At senior level graph coloring is a component, not an algorithm. The recurring architecture is build the conflict graph → color with a strong heuristic (DSATUR/RLF) → validate every edge → improve with Kempe-chain local search → persist and recolor incrementally. The canonical applications — register allocation (Chaitin–Briggs simplify/select, chordal SSA graphs), timetabling (construct-then-improve), and frequency assignment (geometric, distance-aware coloring) — all trade exact optimality for bounded time because χ is NP-hard. The senior skills are: building the graph correctly, choosing how much optimality to buy, validating relentlessly, and recoloring incrementally without letting quality drift.
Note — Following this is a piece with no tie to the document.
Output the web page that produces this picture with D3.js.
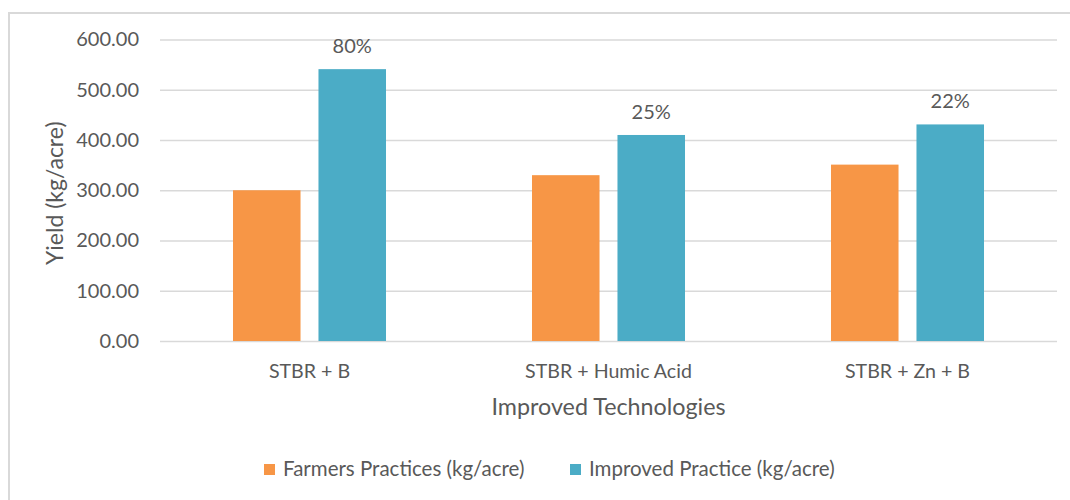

The three applications share a deep structural lesson worth stating plainly: the algorithm is the easy part. Greedy/DSATUR/RLF are a few dozen lines. The hard, incident-prone work is (1) building the conflict graph correctly from messy domain data, (2) choosing the optimality budget against a wall-clock SLA, (3) validating every edge so a coloring bug never reaches production, and (4) recoloring incrementally as the world changes without a full rebuild. A senior engineer spends 90% of their effort on those four and treats the coloring routine itself as a well-understood library call.
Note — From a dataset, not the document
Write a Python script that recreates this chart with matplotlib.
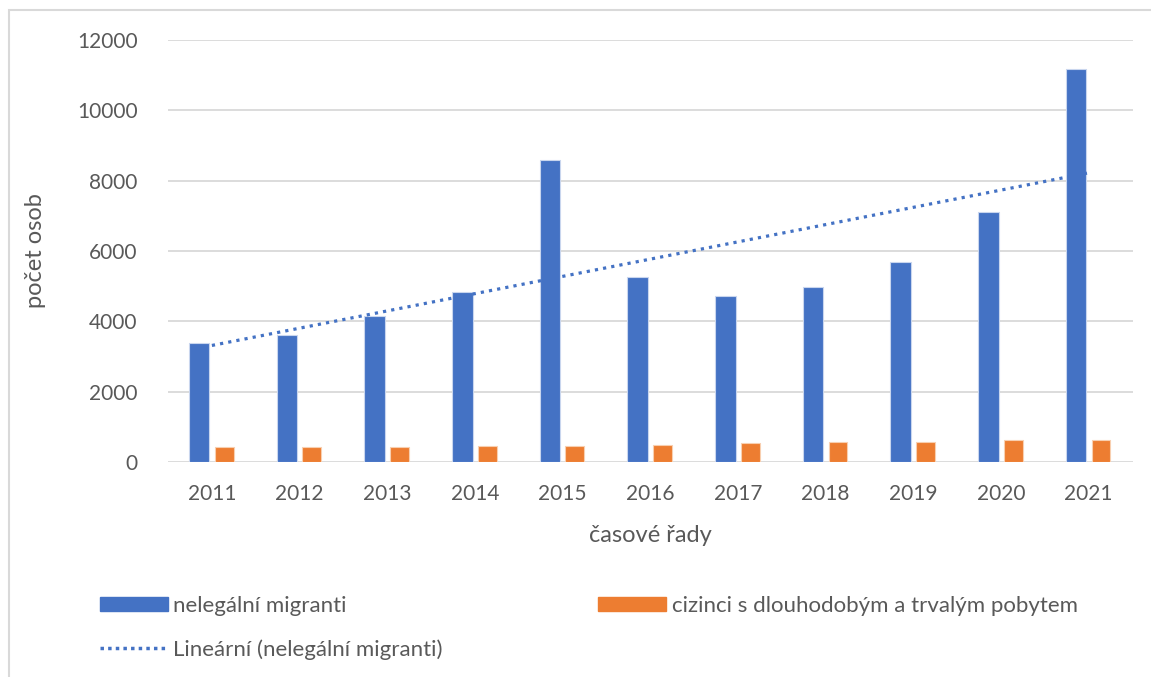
import numpy as np
import matplotlib.pyplot as plt
from matplotlib.patches import Rectangle
from matplotlib.lines import Line2D

# === DATA ===
years = ["2011", "2012", "2013", "2014", "2015", "2016",
         "2017", "2018", "2019", "2020", "2021"]
nelegalni = [3380, 3600, 4150, 4820, 8580, 5270, 4720, 4980, 5680, 7100, 11170]
cizinci = [425, 425, 430, 460, 465, 485, 530, 560, 560, 625, 625]

BLUE = "#4472c4"
ORANGE = "#ed7d31"
GREY_TXT = "#595959"
GRID = "#d9d9d9"

plt.rcParams['font.family'] = ['Lato', 'DejaVu Sans']

fig = plt.figure(figsize=(11.51, 6.77), dpi=100)
ax = fig.add_axes([0.146, 0.3176, 0.838, 0.6234])

x = np.arange(len(years))
ax.bar(x - 0.145, nelegalni, width=0.235, color=BLUE, edgecolor="#c9d6ee", linewidth=0.8,
       label="nelegální migranti", zorder=3)
ax.bar(x + 0.14, cizinci, width=0.215, color=ORANGE, edgecolor="#f8cfb0", linewidth=0.8,
       label="cizinci s dlouhodobým a trvalým pobytem", zorder=3)

# linear trendline (least squares, like Excel)
k, q = np.polyfit(x + 1, nelegalni, 1)
ax.plot(x, k * (x + 1) + q, color=BLUE, linestyle=(0, (1, 1.6)), linewidth=2.3,
        label="Lineární (nelegální migranti)", zorder=4)

# === STYLE ===
ax.set_xlim(-0.5, len(years) - 0.5)
ax.set_ylim(0, 12000)
ax.set_yticks(range(0, 12001, 2000))
ax.set_xticks(x)
ax.set_xticklabels(years)
ax.yaxis.grid(True, color=GRID, linewidth=1.3, zorder=0)
ax.set_axisbelow(True)
for s in ax.spines.values():
    s.set_visible(False)
ax.tick_params(length=0, labelsize=15, colors=GREY_TXT, pad=16)
ax.tick_params(axis='y', pad=22)
ax.set_xlabel("časové řady", fontsize=17, color=GREY_TXT, labelpad=15)
ax.set_ylabel("počet osob", fontsize=17, color=GREY_TXT, labelpad=22)

# legend below the plot
handles = [Rectangle((0, 0), 1, 1, color=BLUE),
           Line2D([0], [0], color=BLUE, linestyle=(0, (1, 1.2)), linewidth=2.5),
           Rectangle((0, 0), 1, 1, color=ORANGE)]
labels = ["nelegální migranti", "Lineární (nelegální migranti)",
          "cizinci s dlouhodobým a trvalým pobytem"]
leg = fig.legend(handles, labels, ncol=2, loc="upper left",
                 bbox_to_anchor=(100 / 1151, 1 - 596 / 677), bbox_transform=fig.transFigure,
                 frameon=False, fontsize=16, handlelength=3.05, handleheight=0.6,
                 handletextpad=0.25, columnspacing=7.0, labelspacing=1.05,
                 borderpad=0, borderaxespad=0, labelcolor=GREY_TXT)

# outer chart frame
fig.add_artist(Rectangle((9 / 1151, -0.05), 1.2, 1 - 10 / 677 + 0.05,
                         transform=fig.transFigure, fill=False,
                         edgecolor=GRID, linewidth=1.5))

fig.savefig("out.png", dpi=100)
Finally, always keep a lower bound (a clique) next to your upper bound (the heuristic's color count). The gap between them is your honesty metric: it tells you, at a glance, whether the schedule could plausibly be tightened or whether you are already provably near-optimal — and it is the single most useful number to surface to both on-call engineers and product stakeholders.